Certainly, this land of political demagoguery reminds me of the the late Haitian dictator-for-life, François "Papa Doc" Duvalier. So, too, it reminds me of his son Jean-Claude "Baby Doc" Duvalier, who, also, did the exact same thing. And this, which became a ritual for nearly thirty years in Haiti, was first done with the purpose of celebrating the 22nd day of September, marking the date the late senior dictator first ascended to power.  

And Castro's series of carefully orchestrated public demonstration also remind me of former leftist Haitian President Jean-Bertrand Aristide and successor Rene Preval's demonstrations during which the White House was often called a "devilish place." Often, a great number of political opponents were burned alive. So, too, a plethora of buildings, housing several businesses, were burned to the ground. For example, in the Southern city of Jeremie, more than 25 houses and businesses belonging to opponents of the leftist Haitian government were recently burned to the ground by mobs.

Certainly, when it comes to dictators, whether they are of the far-right or the far-left, the similarities are striking.  

Forget about Elian's grandmothers, Maria Quintana and Raquel Rodriguez, had to say during their recent short U.S. visit. The grandmothers' pleas for the return of little Elian to Cuba before, for example, some members of the U.S. Congress, proved that Castro's demon mocked those ladies at every turn, depriving them of the ability to recognize that they were in the land of freedom that the United States is.  

Forget about what Elian's father, Juan Miguel Gonzalez, has to say. His words are useless. Since they are all under the complete control of totalitarian dictator Castro, they are not free to speak their minds. I am sure they do not wish to become new statistics of the old dictator, whose political murders and concentration camp killings of Cubans will soon match Stalin's record of approximately five millions.   

As Castro continues to use ferocious repressions against the Cuban people, with the aims of maintaining his grips on power, life for Cuba's Cuban is mixed with resignation, hope, frustration, fears and determination.  
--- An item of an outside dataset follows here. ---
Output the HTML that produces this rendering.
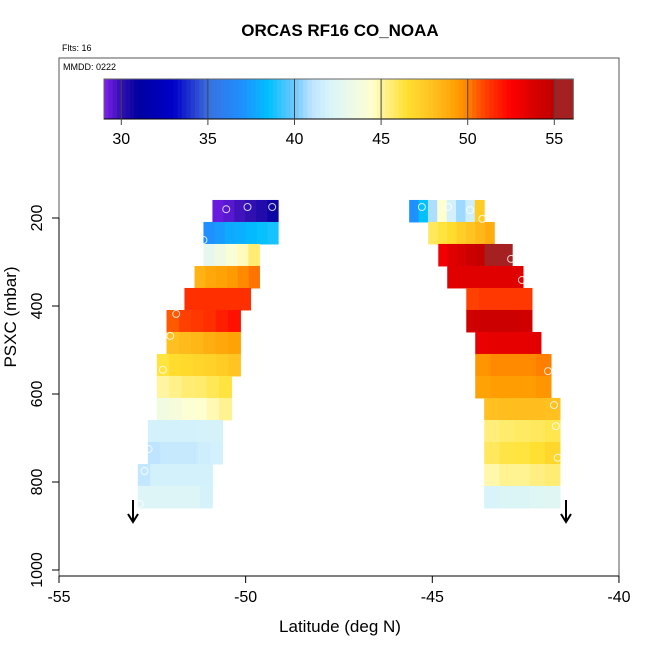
<!DOCTYPE html>
<html><head><meta charset="utf-8"><style>
html,body{margin:0;padding:0;background:#fff;}
svg{display:block;font-family:"Liberation Sans",sans-serif;}
</style></head><body>
<svg id="chart" width="650" height="650" viewBox="0 0 650 650">
<text x="340" y="36" text-anchor="middle" font-size="17" font-weight="bold">ORCAS RF16 CO_NOAA</text>
<text x="62" y="51" font-size="9">Flts: 16</text>
<g id="cells"></g>
<g id="cbar"></g>
<rect x="59" y="58" width="560" height="518" fill="none" stroke="#555" stroke-width="1"/>
<text x="63" y="70" font-size="9">MMDD: 0222</text>
<g id="axes"></g>
<text x="340" y="632" text-anchor="middle" font-size="17">Latitude (deg N)</text>
<text transform="translate(16,317) rotate(-90)" text-anchor="middle" font-size="17">PSXC (mbar)</text>
<g stroke="#000" stroke-width="2" fill="none"><line x1="133" y1="500" x2="133" y2="521"/><polyline points="128,514 133,522 138,514"/></g>
<g stroke="#000" stroke-width="2" fill="none"><line x1="566" y1="500" x2="566" y2="521"/><polyline points="561,514 566,522 571,514"/></g>
</svg>
<script>
const xTicks=[-55,-50,-45,-40];
const yTicks=[200,400,600,800,1000];
const cbTicks=[30,35,40,45,50,55];
const rowTopP=[159,209,259,309,359,409,459,509,559,609,659,709,759,809];
const leftStart=[-50.89,-51.13,-51.13,-51.37,-51.64,-52.12,-52.12,-52.38,-52.38,-52.38,-52.62,-52.62,-52.89,-52.89];
const leftEnd=[-49.13,-49.13,-49.63,-49.63,-49.87,-50.14,-50.14,-50.14,-50.38,-50.38,-50.62,-50.62,-50.89,-50.89];
const leftVals=[[29.3,29.5,29.8,30,30.3,30.7],[37,37.3,37.8,38,38.3,38.6,38.8],[42.8,43.5,44.2,44.7,45.6],[48.5,49,49.2,49.5,49.8,50.2],[51.4,51.4,51.4,51.4,51.4,51.4],[50.6,51,51.2,51.4,51.8,52.1],[48,48.2,48.4,48.7,49,49.2],[46.3,46.7,46.8,47,47.2,47.5,47.8],[45,45.3,45.6,45.7,46,46.3],[43.6,43.9,44.3,44.5,44.8,45.2],[41.8,41.8,41.8,41.8,41.9,41.9],[41,41.3,41.3,41.3,41.6,41.8],[41.2,41.8,41.8,41.8,41.8,41.8],[42.3,42.3,42.3,42.3,42.3,41.9]];
const rightStart=[-45.62,-45.11,-44.84,-44.6,-44.09,-44.09,-43.85,-43.85,-43.85,-43.61,-43.61,-43.61,-43.61,-43.61];
const rightEnd=[-43.61,-43.34,-42.86,-42.57,-42.33,-42.33,-42.09,-41.82,-41.82,-41.58,-41.58,-41.58,-41.58,-41.58];
const rightVals=[[37,38.5,40.8,44.5,41.8,40.6,41.6,47.5],[45.9,46.3,46.7,47.3,47.8,48.3,48.8],[53,53.5,53.8,54.3,54.8,55.2,55.5,55.9],[53.5,53.5,53.5,53.5,53.5,53.5],[51,51.2,51.2,51.2,51.2],[54.2,54.3,54.3,54.3,54.1],[53.2,53.3,53.3,53.3,53.4],[49.6,49.8,49.8,49.8,50],[49.2,49.4,49.4,49.4,49.6],[48,48.1,48.1,48.1,48],[45.5,45.7,45.8,45.9,46.1],[45.9,46.2,46.3,46.5,46.9],[44.9,45.2,45.2,45.4,45.6],[42,42.2,42.2,42.4,42.5]];
const circLat=[-50.52,-49.95,-49.29,-51.13,-51.86,-52.02,-52.22,-52.60,-52.71,-52.84,-45.28,-44.58,-43.99,-43.66,-42.89,-42.6,-41.9,-41.74,-41.69,-41.64];
const circP=[180,175,175,250,418,468,545,725,775,850,175,175,182,202,293,341,548,625,673,745];

function xs(l){return 59+(l+55)*37.33;}
function ys(p){return 570-(1000-p)*0.44;}
const stops=[[29,[128,32,240]],[30,[48,16,176]],[31,[0,0,160]],[33,[0,0,200]],[34.5,[48,80,210]],[35,[56,112,224]],[37,[30,144,255]],[38.5,[0,192,255]],[40,[112,200,255]],[41,[190,228,255]],[42,[216,244,250]],[43,[232,248,236]],[44.5,[255,255,208]],[45,[255,245,160]],[46.5,[255,224,48]],[48,[255,192,32]],[49.5,[255,154,0]],[50,[255,128,0]],[51,[255,64,0]],[52.5,[255,0,0]],[54,[210,0,0]],[55,[192,0,0]],[55.1,[165,32,32]],[56.2,[165,32,32]]];
function col(v){if(v<=stops[0][0])return 'rgb('+stops[0][1]+')';for(let i=1;i<stops.length;i++){if(v<=stops[i][0]){const a=stops[i-1],b=stops[i];const t=(v-a[0])/(b[0]-a[0]);const c=a[1].map((x,k)=>Math.round(x+(b[1][k]-x)*t));return 'rgb('+c+')';}}return 'rgb('+stops[stops.length-1][1]+')';}
const NS='http://www.w3.org/2000/svg';
function mk(tag,attrs,parent){const e=document.createElementNS(NS,tag);for(const k in attrs)e.setAttribute(k,attrs[k]);parent.appendChild(e);return e;}
const cells=document.getElementById('cells');
function drawSide(st,en,vals,side){
 for(let r=0;r<rowTopP.length;r++){
  const x0=xs(st[r]),x1=xs(en[r]),n=vals[r].length,w=(x1-x0)/n;
  const y0=ys(rowTopP[r]),y1=ys(rowTopP[r]+50);
  for(let i=0;i<n;i++){
   const e=mk('rect',{x:x0+i*w,y:y0,width:w+0.5,height:y1-y0+0.5,fill:col(vals[r][i])},cells);
   
   
  }
 }
}
drawSide(leftStart,leftEnd,leftVals,'left');
drawSide(rightStart,rightEnd,rightVals,'right');
for(let i=0;i<circLat.length;i++){
 const c=mk('circle',{cx:xs(circLat[i]),cy:ys(circP[i]),r:3.5,fill:'none',stroke:'#fff','stroke-width':1,opacity:0.8},cells);
 
 
}
const cb=document.getElementById('cbar');
function cx(v){return 121.3+(v-30)*17.32;}
for(let v=29;v<56.1;v+=0.25){
 const r=mk('rect',{x:cx(v),y:79,width:Math.min(17.32*0.25+0.4,cx(56.1)-cx(v)),height:40,fill:col(v+0.125)},cb);
 
 
}
const cbf=mk('rect',{x:cx(29),y:79,width:cx(56.1)-cx(29),height:40,fill:'none',stroke:'#666'},cb);


const cbb=mk('line',{x1:cx(29),y1:119,x2:cx(56.1),y2:119,stroke:'#000'},cb);


cbTicks.forEach(v=>{
 const l=mk('line',{x1:cx(v),y1:79,x2:cx(v),y2:125,stroke:'#444','stroke-width':1},cb);
 
 
 const t=mk('text',{x:cx(v),y:144,'text-anchor':'middle','font-size':16},cb);
 t.textContent=v;
 
 
});
const ax=document.getElementById('axes');
const xa=mk('line',{x1:xs(-55),y1:576,x2:xs(-40),y2:576,stroke:'#000'},ax);


xTicks.forEach(v=>{
 const l=mk('line',{x1:xs(v),y1:576,x2:xs(v),y2:583,stroke:'#000'},ax);
 
 
 const t=mk('text',{x:xs(v),y:602,'text-anchor':'middle','font-size':16},ax);
 t.textContent=v;
 
 
});
const ya=mk('line',{x1:59,y1:ys(200),x2:59,y2:ys(1000),stroke:'#000'},ax);


yTicks.forEach(v=>{
 const l=mk('line',{x1:52,y1:ys(v),x2:59,y2:ys(v),stroke:'#000'},ax);
 
 
 const t=mk('text',{'text-anchor':'middle','font-size':16,transform:'translate(42,'+ys(v)+') rotate(-90)'},ax);
 t.textContent=v;
 
 
});
</script>
</body></html>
Contradictions in the Soviet Union - the world first communist state - killed Marx and Engels' vision of a free and prosperous society. So will Castro's vision of a free and prosperous Cuban society suffer the same fate in the near future. This, will again prove that communism is nothing more than a false theory of the perfectability of man and the pseudo-science of economic determination.  

In the meantime, while Cuba is awaiting for its freedom from the communist tyrant, however, those who treasure freedom and know that communism is also synonymous with gross human rights violations should unite in their resolve to keep little Elian in the United States.  

Yves A. Isidor teaches economics at the University of Massachusetts-Dartmouth and is spokesperson for We Haitians United We Stand For Democracy, a Cambridge-MA-based nonpartisan "political pressure group."